Total pressure = the sum of all the partial pressures

Partial pressure = percentage of the substance in the mixture x the total pressure

 

Pressures at sea level

1 atmosphere = (1 x 0.2095) + (1 x 0.7809) + (1 x 0.0093) + (1 x 0.004)

Partial pressure of oxygen = 0.2095 atmosphere

Partial pressure of nitrogen = 0.7809 atmosphere

Partial pressure of argon = 0.0093 atmosphere

Partial pressure of carbon dioxide = 0.004 atmosphere

 

Amount of air before eating

Using the partial pressures, it is possible to determine the amount of each substance present at sea level or before the girls had their little snack.

n = (PV) / (RT)

Mass of oxygen = 204,874,720 grams

Mass of nitrogen = 668,202,024 grams

Mass of carbon dioxide = 5,378,560 grams

Mass of argon = 11,368,360 grams

FYI- the formula gives you the number of moles which I converted into grams.  This is done by multiplying the number of moles by the molar mass.

 

Amount of air at 1,500 meters

Let’s assume that the girls stop eating when the air pressure equals that of the air at 1,500m, or 0.95 atmospheres, because they don’t want to hurt anyone.  This means we have to recalculate the partial pressures using the formula from before but changing the 1 to 0.95.

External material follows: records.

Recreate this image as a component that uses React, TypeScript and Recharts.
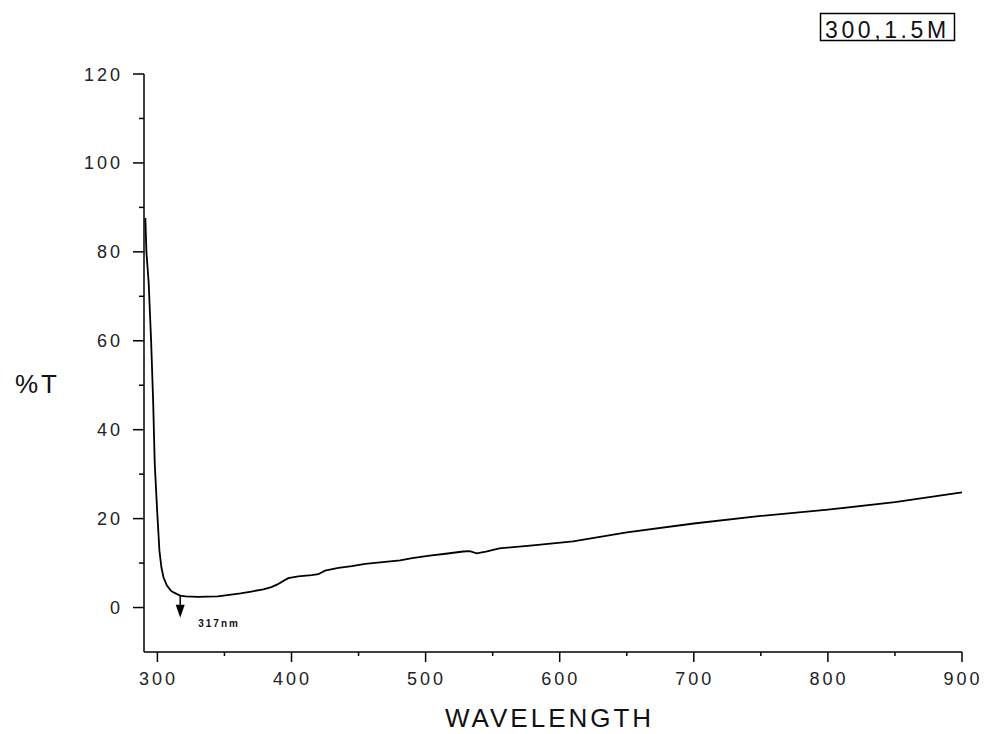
import React from 'react';
import {
  LineChart,
  Line,
  XAxis,
  YAxis,
  ReferenceLine,
  ReferenceDot,
} from 'recharts';

// Transmission spectrum of the 300, 1.5M sample
const wavelength = [
  291, 291.8, 293.5, 295.3, 296.8, 298, 299.8, 301.5, 303, 304.5, 307, 310, 312,
  317, 321, 330, 345, 355, 362, 370, 379, 385, 389.5, 394, 397.6, 405, 415, 420,
  425, 435, 445, 455, 468, 481, 490, 503, 515, 528, 533, 538, 545, 555, 580, 610,
  650, 700, 750, 800, 850, 900,
];
const transmittance = [
  87.6, 80, 73, 60, 46.6, 32.4, 21.8, 12.8, 9, 6.8, 5, 3.8, 3.4,
  2.7, 2.5, 2.4, 2.5, 2.9, 3.2, 3.6, 4.1, 4.6, 5.2, 6.0, 6.6, 7.0, 7.3, 7.5,
  8.3, 8.9, 9.3, 9.8, 10.2, 10.6, 11.1, 11.7, 12.1, 12.6, 12.7, 12.2, 12.6, 13.3, 14.0, 14.9,
  16.9, 18.9, 20.6, 22.0, 23.7, 25.9,
];

const xTicks = [300, 350, 400, 450, 500, 550, 600, 650, 700, 750, 800, 850, 900];
const xMajor = [300, 400, 500, 600, 700, 800, 900];
const yTicks = [0, 10, 20, 30, 40, 50, 60, 70, 80, 90, 100, 110, 120];
const yMajor = [0, 20, 40, 60, 80, 100, 120];

const peakWavelength = 317;
const peakLabel = '317nm';
const sampleLabel = '300,1.5M';
const xTitle = 'WAVELENGTH';
const yTitle = '%T';

const data = wavelength.map((w, i) => ({ w, t: transmittance[i] }));

const FONT = '"Liberation Sans", Arial, sans-serif';

const YTick = (props: any) => {
  const { x, y, payload } = props;
  const major = yMajor.includes(payload.value);
  return (
    <g>
      <line x1={x} x2={x - (major ? 11 : 5)} y1={y} y2={y} stroke="#000" strokeWidth={1.5} />
      {major && (
        <text
          x={x - 21}
          y={y + 6.5}
          textAnchor="end"
          fontFamily={FONT}
          fontSize={18}
          letterSpacing={3}
          fill="#222"
        >
          {payload.value}
        </text>
      )}
    </g>
  );
};

const XTick = (props: any) => {
  const { x, y, payload } = props;
  const major = xMajor.includes(payload.value);
  return (
    <g>
      <line x1={x} x2={x} y1={y} y2={y + (major ? 10 : 4)} stroke="#000" strokeWidth={1.5} />
      {major && (
        <text
          x={x + 1}
          y={y + 33}
          textAnchor="middle"
          fontFamily={FONT}
          fontSize={18}
          letterSpacing={3}
          fill="#222"
        >
          {payload.value}
        </text>
      )}
    </g>
  );
};

const ArrowHead = (props: any) => {
  const { cx, cy } = props;
  return <path d={`M${cx - 4.5},${cy - 13} L${cx + 4.5},${cy - 13} L${cx},${cy} Z`} fill="#000" />;
};

const PeakText = (props: any) => {
  const { cx, cy } = props;
  return (
    <text
      x={cx}
      y={cy + 4}
      textAnchor="middle"
      fontFamily={FONT}
      fontSize={10}
      fontWeight="bold"
      letterSpacing={2}
      fill="#111"
    >
      {peakLabel}
    </text>
  );
};

export default function App() {
  return (
    <div style={{ position: 'absolute', left: 0, top: 0, width: 984, height: 734, background: '#fff' }}>
      <LineChart
        width={984}
        height={734}
        data={data}
        margin={{ top: 74, right: 22, bottom: 52, left: 84 }}
      >
        <XAxis
          type="number"
          dataKey="w"
          domain={[290, 900]}
          ticks={xTicks}
          interval={0}
          allowDataOverflow
          height={30}
          tickSize={0}
          tickMargin={0}
          tickLine={false}
          axisLine={{ stroke: '#000', strokeWidth: 1.5 }}
          tick={<XTick />}
        />
        <YAxis
          type="number"
          domain={[-10, 120]}
          ticks={yTicks}
          interval={0}
          allowDataOverflow
          width={60}
          tickSize={0}
          tickMargin={0}
          tickLine={false}
          axisLine={{ stroke: '#000', strokeWidth: 1.5 }}
          tick={<YTick />}
        />
        <Line
          type="linear"
          dataKey="t"
          stroke="#000"
          strokeWidth={1.8}
          dot={false}
          isAnimationActive={false}
        />
        <ReferenceLine
          segment={[
            { x: peakWavelength, y: 2.6 },
            { x: peakWavelength, y: -0.5 },
          ]}
          stroke="#000"
          strokeWidth={1.5}
        />
        <ReferenceDot x={peakWavelength} y={-2.3} shape={<ArrowHead />} />
        <ReferenceDot x={346} y={-3.4} shape={<PeakText />} />
      </LineChart>
      <svg
        width={984}
        height={734}
        style={{ position: 'absolute', left: 0, top: 0, pointerEvents: 'none' }}
      >
        <rect x={820.5} y={13.5} width={134} height={27} fill="none" stroke="#000" strokeWidth={1.5} />
        <text x={825} y={37.5} fontFamily={FONT} fontSize={23} letterSpacing={3.6} fill="#111">
          {sampleLabel}
        </text>
        <text x={15} y={393} fontFamily={FONT} fontSize={26} letterSpacing={3} fill="#111">
          {yTitle}
        </text>
        <text x={445} y={727} fontFamily={FONT} fontSize={26} letterSpacing={3} fill="#111">
          {xTitle}
        </text>
      </svg>
    </div>
  );
}
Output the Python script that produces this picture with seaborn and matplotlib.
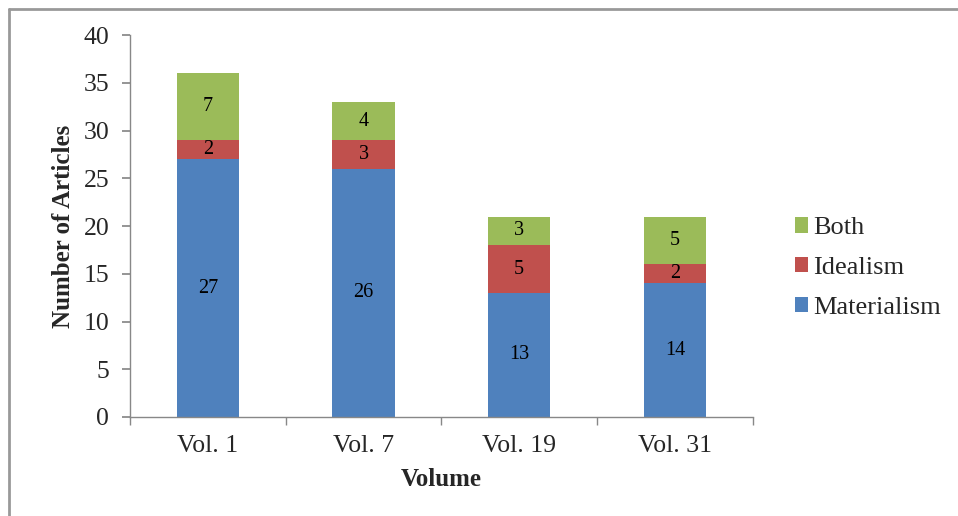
import matplotlib
matplotlib.use("Agg")
import matplotlib.pyplot as plt
from matplotlib.lines import Line2D
from matplotlib.patches import Patch
import seaborn as sns
import pandas as pd
import numpy as np

volumes = ["Vol. 1", "Vol. 7", "Vol. 19", "Vol. 31"]
materialism = [27, 26, 13, 14]
idealism = [2, 3, 5, 2]
both = [7, 4, 3, 5]

series_names = ["Materialism", "Idealism", "Both"]
colors = {"Materialism": "#4F81BD", "Idealism": "#C0504D", "Both": "#9BBB59"}

sns.set_theme(style="white")
plt.rcParams["font.family"] = ["Liberation Serif", "DejaVu Serif"]

df = pd.DataFrame({"Volume": volumes, "Materialism": materialism,
                   "Idealism": idealism, "Both": both})
df["top_M"] = df["Materialism"]
df["top_I"] = df["Materialism"] + df["Idealism"]
df["top_B"] = df["top_I"] + df["Both"]

fig = plt.figure(figsize=(9.58, 5.16), dpi=100)
ax = fig.add_axes([0.1357, 0.1919, 0.650, 0.740])

# stacked bars: draw cumulative totals from tallest to shortest
for col, name in [("top_B", "Both"), ("top_I", "Idealism"), ("top_M", "Materialism")]:
    sns.barplot(data=df, x="Volume", y=col, color=colors[name], width=0.4,
                saturation=1, ax=ax, order=volumes, linewidth=0)

# segment value labels
for i in range(len(volumes)):
    base = 0
    for name in series_names:
        v = df[name].iloc[i]
        ax.text(i, base + v / 2, str(v), ha="center", va="center",
                fontsize=14.5, color="black")
        base += v

ax.set_ylim(0, 40)
ax.set_xlim(-0.5, 3.5)
ax.set_yticks(np.arange(0, 41, 5))
ax.set_xticks([-0.5, 0.5, 1.5, 2.5, 3.5], minor=True)
ax.tick_params(axis="x", which="major", length=0, labelsize=18.5, pad=13)
ax.tick_params(axis="x", which="minor", length=6, color="#888888", direction="out")
ax.tick_params(axis="y", length=6, color="#888888", labelsize=18.5, pad=9, direction="out",
               left=True)
ax.tick_params(axis="x", which="minor", bottom=True)

for s in ["top", "right"]:
    ax.spines[s].set_visible(False)
for s in ["left", "bottom"]:
    ax.spines[s].set_color("#888888")
    ax.spines[s].set_linewidth(1)

ax.set_xlabel("Volume", fontsize=18, fontweight="bold", labelpad=8)
ax.set_ylabel("Number of Articles", fontsize=18, fontweight="bold", labelpad=6)

handles = [Patch(facecolor=colors[n], edgecolor="none") for n in ["Both", "Idealism", "Materialism"]]
leg = fig.legend(handles, ["Both", "Idealism", "Materialism"], loc="center left",
                 bbox_to_anchor=(0.805, 0.48), frameon=False, fontsize=19,
                 handlelength=0.5, handleheight=0.5, handletextpad=0.2,
                 labelspacing=0.68)

# outer frame on top and left edges
fig.add_artist(Line2D([9 / 958, 1.0], [1 - 9 / 516, 1 - 9 / 516],
                      transform=fig.transFigure, color="#999999", linewidth=2))
fig.add_artist(Line2D([9 / 958, 9 / 958], [0.0, 1 - 9 / 516],
                      transform=fig.transFigure, color="#999999", linewidth=2))

fig.savefig("out.png", dpi=100)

0.95 = (0.95 x 0.2095) + (0.95 x 0.7809) + (0.95 x 0.0093) + (0.95 x 0.004)

Partial pressure of oxygen = 0.199 atmosphere

Partial pressure of nitrogen = 0.741855 atmosphere

Partial pressure of argon = 0.008835 atmosphere

Partial pressure of carbon dioxide = 0.0038 atmosphere

 

Mass of oxygen = 194,606,528 grams

Mass of nitrogen = 634,791,948 grams

Mass of carbon dioxide = 5,109,632 grams

Mass of argon = 10,799,920 grams

 

Now it is just a matter of subtracting the mass of air at sea level from the amount at 1,500 meters.

Total mass of air at sea level = 889,823,664 grams

Total mass of air at 1,500 meters = 845,308,028 grams

Mass of air eaten = 44,515,636 grams

Or

44,516 kg of air

 

If the mass of air doesn’t do it for you it is possible to determine the volume of air they ate by using the following formula.

V = w / p

V = volume

w = weight or mass which in this case 44,516 kg

p = density (The density of air at sea level where they were eating is 1.19 kg/m3)

V = 44,516 kg / 1.19 (kg/m3)

V = 37,408 m3 or 37,408,000 liters

 

The standard SCUBA tank used by recreational divers holds 2,265 liters of air so the girls ate the equivalent of 16,516 scuba tanks.  I typically get about 60 minutes out of a shallow water dive which is anywhere from 0-15 meters.  This means I could stay underwater for 661 days.

 

FYI- I realize now that I could have saved a lot of time by just using the V = w / p and the density of the air at sea level and 1,500 meters, but a little extra science never hurt anyone.